**** Provided records ****

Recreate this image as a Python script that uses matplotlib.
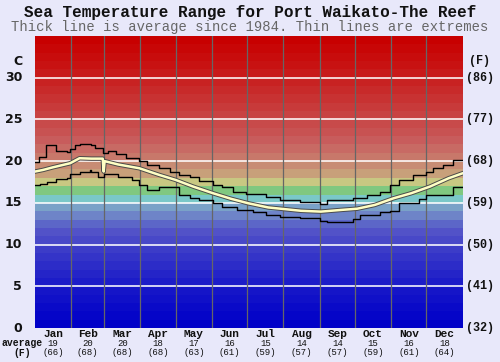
import matplotlib
matplotlib.use("Agg")
import matplotlib.pyplot as plt
import matplotlib.patheffects as pe

# ---- data ----
month_names = ['Jan', 'Feb', 'Mar', 'Apr', 'May', 'Jun',
               'Jul', 'Aug', 'Sep', 'Oct', 'Nov', 'Dec']
month_start = [0, 31, 59, 90, 120, 151, 181, 212, 243, 273, 304, 334, 365]
avg_c = [19, 20, 20, 18, 17, 16, 15, 14, 14, 15, 16, 18]
avg_f = [66, 68, 68, 68, 63, 61, 59, 57, 57, 59, 61, 64]

c_ticks = [0, 5, 10, 15, 20, 25, 30]
f_labels = ['(32)', '(41)', '(50)', '(59)', '(68)', '(77)', '(86)']

# max extremes (day of year, degC), drawn as steps
max_day = [0, 3, 9, 18, 27, 30, 34, 38, 48, 51, 58, 62, 69, 78, 89, 96, 106,
           115, 123, 132, 140, 152, 160, 169, 180, 197, 209, 226, 243, 249,
           271, 283, 294, 303, 311, 323, 334, 340, 348, 357, 365]
max_val = [19.95, 20.55, 21.9, 21.2, 21.1, 21.4, 21.9, 22.05, 21.9, 21.55,
           21.0, 21.2, 20.85, 20.35, 20.0, 19.55, 19.15, 18.75, 18.35, 18.05,
           17.65, 17.2, 16.85, 16.35, 16.05, 15.75, 15.35, 15.1, 14.9, 15.35,
           15.6, 15.9, 16.35, 17.2, 17.75, 18.35, 18.75, 19.15, 19.55, 20.15,
           20.15]

# min extremes
min_day = [0, 4, 10, 18, 27, 30, 38, 47, 48, 54, 59, 71, 83, 89, 96, 106,
           123, 132, 140, 152, 160, 172, 186, 197, 209, 226, 243, 249, 271,
           277, 294, 303, 311, 328, 334, 357, 365]
min_val = [17.1, 17.25, 17.55, 17.8, 18.0, 18.45, 18.7, 18.95, 18.7, 18.15,
           18.45, 18.15, 17.75, 17.15, 16.55, 16.85, 15.95, 15.55, 15.35,
           14.95, 14.45, 14.15, 13.9, 13.55, 13.25, 13.15, 12.8, 12.7, 13.1,
           13.55, 13.9, 14.05, 14.95, 15.45, 15.95, 16.85, 16.85]

# average since 1984
avg_day = [0, 7, 15, 30, 38, 48, 57.8, 58.6, 59.4, 71, 89, 106, 120, 135, 152,
           167, 182, 199, 213, 227, 244, 261, 275, 290, 306, 321, 337, 353, 365]
avg_val = [18.75, 18.95, 19.25, 19.75, 20.35, 20.3, 20.3, 18.75, 20.0, 19.6,
           19.15, 18.35, 17.75, 16.95, 16.15, 15.5, 14.95, 14.45, 14.25, 14.05,
           13.95, 14.15, 14.3, 14.75, 15.55, 16.15, 16.95, 17.95, 18.55]

# one colour band per degree, 0..35
band_colors = ['#0000c8', '#0505c8', '#0a0ac8', '#1010c8', '#1515c8',
               '#1c1cc8', '#2424c8', '#2c2cc8', '#3434c8', '#3c3cc8',
               '#4848c8', '#5252c8', '#5c66c8', '#6e84c8', '#7aa2c8',
               '#7ac8c8', '#80c880', '#c8c882', '#c8a07a', '#c88c74',
               '#c8786a', '#c86a64', '#c85c5c', '#c85252', '#c84a4a',
               '#c84242', '#c83a3a', '#c83232', '#c82a2a', '#c82222',
               '#c81a1a', '#c81212', '#c80c0c', '#c80606', '#c80000']

bg = '#e8e8fa'
mono = 'Liberation Mono'

fig = plt.figure(figsize=(5.0, 3.62), dpi=100, facecolor=bg)
ax = fig.add_axes([35 / 500, 34 / 362, 427.7 / 500, 292 / 362])
ax.set_xlim(0, 365)
ax.set_ylim(0, 35)
for s in ax.spines.values():
    s.set_visible(False)
ax.set_xticks([])
ax.set_yticks([])

for i, col in enumerate(band_colors):
    ax.axhspan(i, i + 1, color=col, lw=0, zorder=0)

for t in c_ticks[1:]:
    ax.axhline(t, color='white', lw=1.2, alpha=0.95, zorder=1)
for d in month_start[1:-1]:
    ax.axvline(d, color='#666666', lw=0.9, zorder=1)

ax.step(max_day, max_val, where='post', color='black', lw=1.0, zorder=3)
ax.step(min_day, min_val, where='post', color='black', lw=1.0, zorder=3)
ax.plot(avg_day, avg_val, color='#ffffc4', lw=1.8, zorder=4,
        path_effects=[pe.Stroke(linewidth=3.2, foreground='#4a4a4a'), pe.Normal()])

# axis labels
ytr = ax.get_yaxis_transform()
for t, fl in zip(c_ticks, f_labels):
    ax.text(-0.03, t, str(t), transform=ytr, ha='right', va='center',
            fontsize=9, fontweight='bold', color='#111111')
    ax.text(1.040, t, fl, transform=ytr, ha='center', va='center',
            fontsize=8.5, fontweight='bold', family=mono, color='#111111')
ax.text(-0.03, 32, 'C', transform=ytr, ha='right', va='center',
        fontsize=9, fontweight='bold', color='#111111')
ax.text(1.040, 32, '(F)', transform=ytr, ha='center', va='center',
        fontsize=8.5, fontweight='bold', family=mono, color='#111111')

# bottom table
xtr = ax.get_xaxis_transform()
for i, name in enumerate(month_names):
    mid = (month_start[i] + month_start[i + 1]) / 2
    ax.text(mid, -0.019, name, transform=xtr, ha='center', va='center',
            fontsize=8, fontweight='bold', family=mono, color='#111111')
    ax.text(mid, -0.053, str(avg_c[i]), transform=xtr, ha='center', va='center',
            fontsize=6.5, family=mono, color='#111111')
    ax.text(mid, -0.084, '(%d)' % avg_f[i], transform=xtr, ha='center',
            va='center', fontsize=6.5, family=mono, color='#111111')
fig.text(22.5 / 500, 1 - 343.5 / 362, 'average', ha='center', va='center',
         fontsize=7, fontweight='bold', family=mono, color='#111111')
fig.text(22.5 / 500, 1 - 352.5 / 362, '(F)', ha='center', va='center',
         fontsize=7, fontweight='bold', family=mono, color='#111111')

fig.text(0.5, 1 - 12.5 / 362, 'Sea Temperature Range for Port Waikato-The Reef',
         ha='center', va='center', fontsize=11.5, fontweight='bold',
         family=mono, color='#111111')
fig.text(0.5, 1 - 27.5 / 362,
         'Thick line is average since 1984. Thin lines are extremes',
         ha='center', va='center', fontsize=10, family=mono, color='#666666')

fig.savefig('out.png', dpi=100, facecolor=bg)
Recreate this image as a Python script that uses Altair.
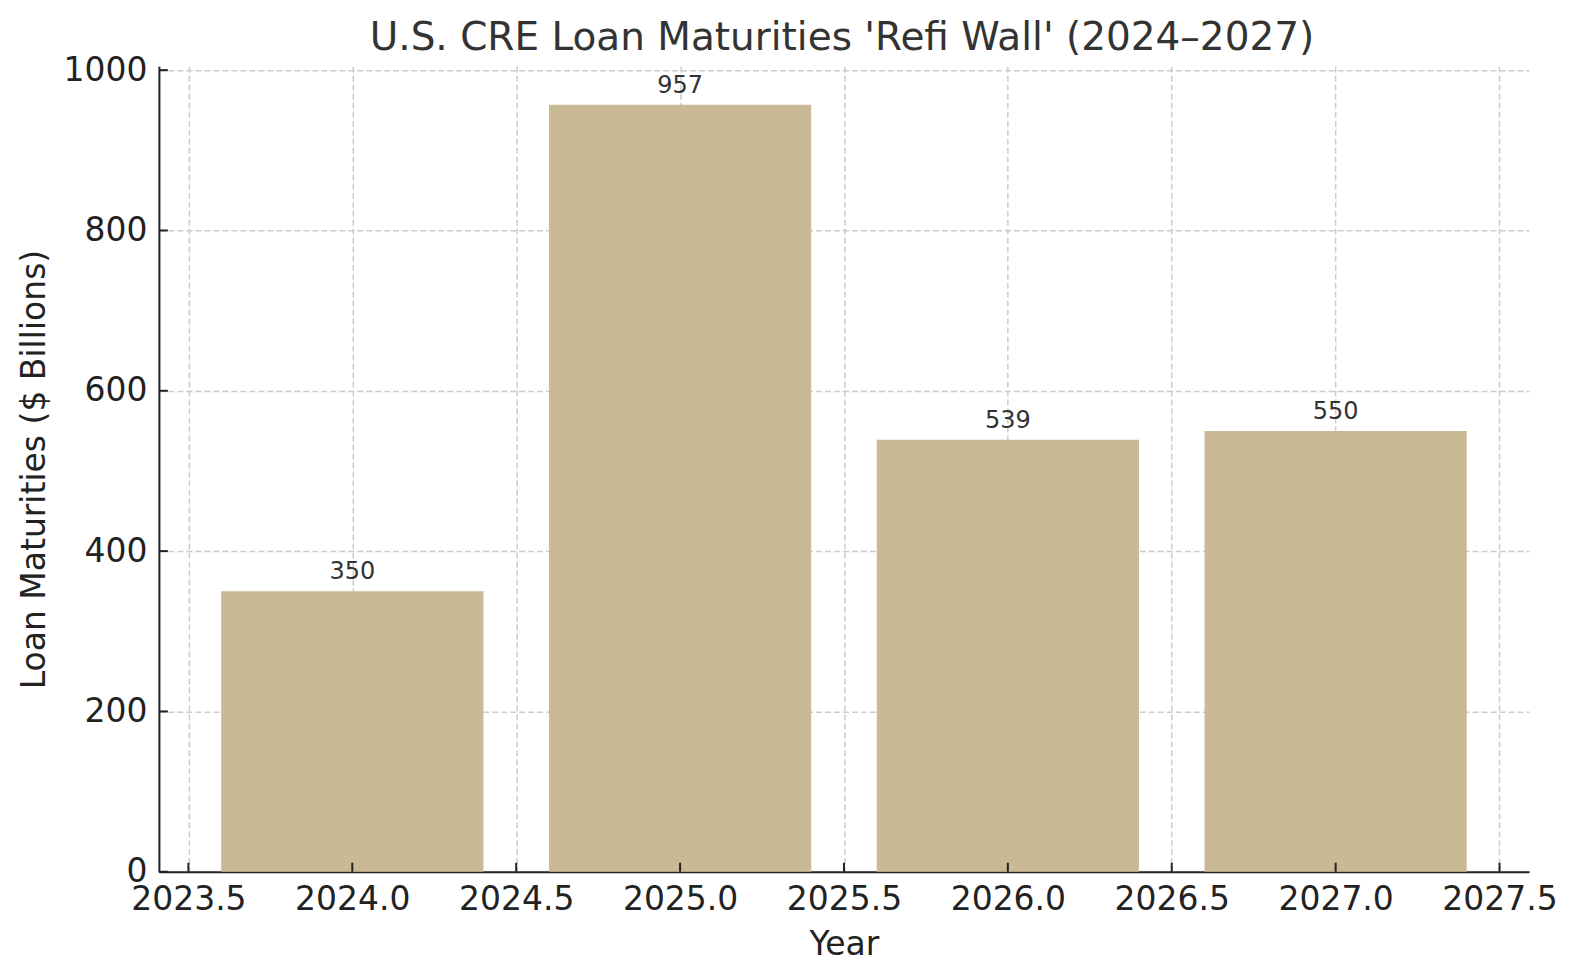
import altair as alt
import pandas as pd

years = [2024, 2025, 2026, 2027]
values = [350, 957, 539, 550]
x_ticks = [2023.5, 2024.0, 2024.5, 2025.0, 2025.5, 2026.0, 2026.5, 2027.0, 2027.5]
y_ticks = [0, 200, 400, 600, 800, 1000]
TITLE = "U.S. CRE Loan Maturities 'Refi Wall' (2024\u20132027)"

FONT = "DejaVu Sans"
W, H = 1371, 806

df = pd.DataFrame({"Year": years, "Value": values})
xt = pd.DataFrame({"t": x_ticks})
yt = pd.DataFrame({"t": y_ticks})

xscale = alt.Scale(domain=[2023.41, 2027.59], nice=False, zero=False)
yscale = alt.Scale(domain=[0, 1004.85], nice=False, zero=False)

XTITLE = "Year"
YTITLE = "Loan Maturities ($ Billions)"
xaxis = alt.Axis(values=x_ticks, format=".1f", titleY=83,
                 titleBaseline="alphabetic", labelPadding=12)
yaxis = alt.Axis(values=y_ticks, format="d", titleX=-114,
                 titleBaseline="alphabetic", labelPadding=12)

bars = alt.Chart(df).transform_calculate(
    x0="datum.Year - 0.4", x1="datum.Year + 0.4"
).mark_rect(color="#CAB995").encode(
    x=alt.X("x0:Q", scale=xscale, title=XTITLE, axis=xaxis),
    x2="x1:Q",
    y=alt.Y("Value:Q", scale=yscale, title=YTITLE, axis=yaxis),
    y2=alt.datum(0),
)

labels = alt.Chart(df).mark_text(
    font=FONT, fontSize=24, color="#333333", baseline="alphabetic", dy=-12
).encode(
    x=alt.X("Year:Q", scale=xscale, title=XTITLE, axis=xaxis),
    y=alt.Y("Value:Q", scale=yscale, title=YTITLE, axis=yaxis),
    text=alt.Text("Value:Q", format="d"),
)

xtick_marks = alt.Chart(xt).mark_rule(color="#222222", strokeWidth=2).encode(
    x=alt.X("t:Q", scale=xscale, title=XTITLE, axis=xaxis),
    y=alt.value(H),
    y2=alt.value(H - 9),
)
ytick_marks = alt.Chart(yt).mark_rule(color="#222222", strokeWidth=2).encode(
    y=alt.Y("t:Q", scale=yscale, title=YTITLE, axis=yaxis),
    x=alt.value(0),
    x2=alt.value(9),
)

title_mark = alt.Chart(pd.DataFrame({"title": [TITLE]})).mark_text(
    font=FONT, fontSize=39, color="#333333", baseline="alphabetic", align="center"
).encode(
    x=alt.value(W / 2 - 2),
    y=alt.value(-16),
    text="title:N",
)

chart = alt.layer(bars, labels, xtick_marks, ytick_marks, title_mark).properties(
    width=W,
    height=H,
    autosize=alt.AutoSizeParams(type="none"),
    padding={"left": 151, "top": 58, "right": 40, "bottom": 100},
).configure_view(stroke=None).configure_axis(
    labelFont=FONT, labelFontSize=33, labelColor="#222222",
    titleFont=FONT, titleFontSize=33, titleColor="#222222", titleFontWeight="normal",
    domainColor="#222222", domainWidth=2,
    ticks=False,
    grid=True, gridColor="#cccccc", gridDash=[6, 3], gridWidth=1.5,
    labelFlush=False, labelOverlap=False, labelBound=False,
    zindex=1,
)

chart.save("out.html", embed_options={"renderer": "svg", "actions": False})
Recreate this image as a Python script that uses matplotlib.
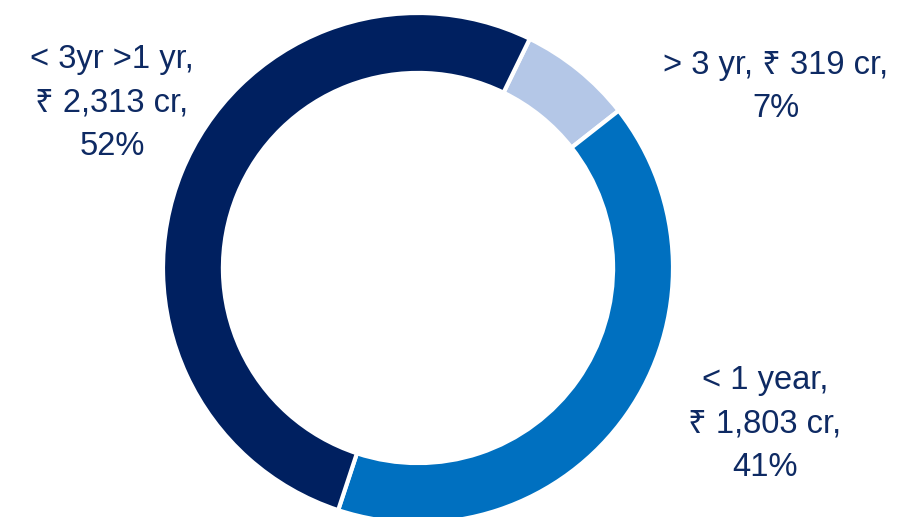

****

What the task requires. Transcribe exactly, please, the lines between the start of the records above and the line holding "['(32)', '(41)', '(50)', '(59)', '(68)', '(77)', '(86)']", counting both of those lines and omitting pictures.

Solution to this exercise.
Recreate this image as a Python script that uses matplotlib.
import matplotlib
matplotlib.use("Agg")
import matplotlib.pyplot as plt
import matplotlib.patheffects as pe

# ---- data ----
month_names = ['Jan', 'Feb', 'Mar', 'Apr', 'May', 'Jun',
               'Jul', 'Aug', 'Sep', 'Oct', 'Nov', 'Dec']
month_start = [0, 31, 59, 90, 120, 151, 181, 212, 243, 273, 304, 334, 365]
avg_c = [19, 20, 20, 18, 17, 16, 15, 14, 14, 15, 16, 18]
avg_f = [66, 68, 68, 68, 63, 61, 59, 57, 57, 59, 61, 64]

c_ticks = [0, 5, 10, 15, 20, 25, 30]
f_labels = ['(32)', '(41)', '(50)', '(59)', '(68)', '(77)', '(86)']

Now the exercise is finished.